Urodziwa Chinka Zhang Yan obala mit kobiety za kierownicą. To jedyna mieszkanka Państwa Środka profesjonalnie uprawiająca drifting, czyli jazdę samochodem bokiem w poślizgu.
Codziennie pali cztery gumy z niezłym piskiem. Głównie na obrzeżach Pekinu, gdzie trenuje drifting. Ta dyscyplina, na świecie znana od 30 lat, w Chinach jest jeszcze stosunkowo mało znana.
Yan chce to jednak zmienić. Pierwszy raz, będąc wówczas nadzieją lokalnej stacji telewizyjnej, mocno zaciągnęła ręczny hamulec wchodząc w zakręt, cztery lata temu.
Jedzie na mistrza
Teraz dwudziestokilkuletnia kobieta ma już na koncie kilkanaście profesjonalnych nagród.
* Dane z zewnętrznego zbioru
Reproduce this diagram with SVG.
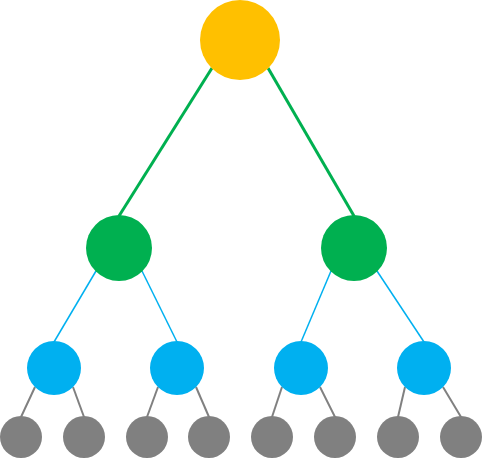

Dwa lata temu zdobyła pierwsze miejsce w Zawodach Formula Ford w brytyjskim Donington Park.
- Kiedy siadam za kierownicą staje się zupełnie kimś innym - prawdziwą sobą. Czuje się, jakby jeżdżenie było moją prawdziwą misją. Nie mogę już bez tego żyć - zwierza się. Dodaje jednak, że tego można była się spodziewać. - Już jako dziecko wolałam się bawić samochodami niż lalkami i oglądać w telewizji wyścigi zamiast seriali - mówi.
Nie zniechęciło jej nawet to, że w związku z kryzysem straciła sponsora. Teraz z własnej kieszeni, głównie napełnionej na zawodach wydaje rocznie równowartość 365 tys. dol. ma treningi i marzy, że kiedyś będzie prawdziwą międzynarodową gwiazdą, taką jak np. Ken Block.